Hermione couldn't believe this. She skimmed through page, after page, after page of Malory's complete medical history; from both his family practitioner, up to any time he'd been administered at the Hogwart's infirmary. Some of the recordings dating back to when he was nine years old. "How in the bloody hell did you two get these?"

Hermione fingers trembled slightly. "Do you know this is illegal on so many grounds?" She stated, and she was about to shit a brick, clear through her pink thong. They were going to Azkaban for this, all three of them and she'd never see daylight yet alone have a kid.

"We have friends in high places." bragged Esa. She and Gin gave a quick high five for team work. While Hermione sanked to the floor on her knees. Matron Magical Ministry laws and the Sacred Code of Healers told her she had to turn these two psychos in right now! But how, how could she hand her best friend over to the Ministry? She listen as the two women carried on with how it was all suppose to pan out.

"Are you joking?" screeched Hermione, reading through the finest dental records she's seen since her very own. Examining his healthiest summers checkups, his worse winter colds, flourishing potions, prescriptions and his most recent physical report only four days ago. She circled back after relocating an old infirmary report signed off by Albus Dumbledore concerning the Buckbeak's attack.

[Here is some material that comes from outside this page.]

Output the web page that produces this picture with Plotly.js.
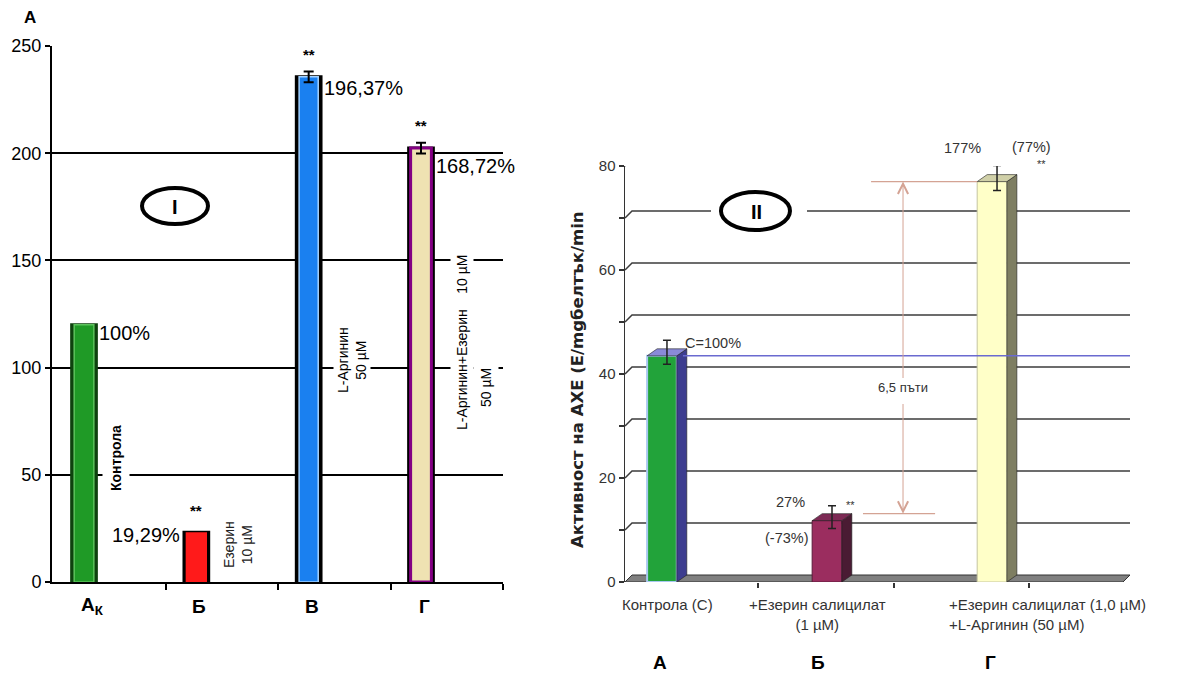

And then she swallowed hard and shook her head. "But, but I don't even like him... I...I loth the man."

"What are you talking about?" asked Ginny "you don't have to like him and you haven't seen him in eons. Listen, look at it this way Hermione. Malfoy and the guys were on fair terms after Hogwarts right?. And I thought that this was about those geney-things you were telling me about, the cromosomies and his ovary stuff. I thought, what you were after was perfect health, strength, social endurance and most importantly low NEWTs and OWLs. Well Malfoy is all these things. Plus, he's dumb as a slug as you well remember, but he's one-hundred percent pureblood. So bingo! The baby will be guaranteed magic with only half your brain."

"Plus 'is good looks is a bonus." added Esa with something of a matter-of-fact tone.

Finally, when Hermione thought it couldn't get any worse, it did. Now she sat on the floor growing so pale she started looking like the little girl in the old Brad Pit vampire flick she had seen ages ago with her mum. "Are you, -Are you saying I have to pretend to be a prostitute... a...a hooker?

"No No," interrupted Esa "You must be a high-class 'ooker 'Ermione, Draco likes 'is 'ookers with a lot-of-class."

Ginny stepped up from the bed and said "I guess what it all comes down to, is whether or not you've got the guts to go for it —Mummy!"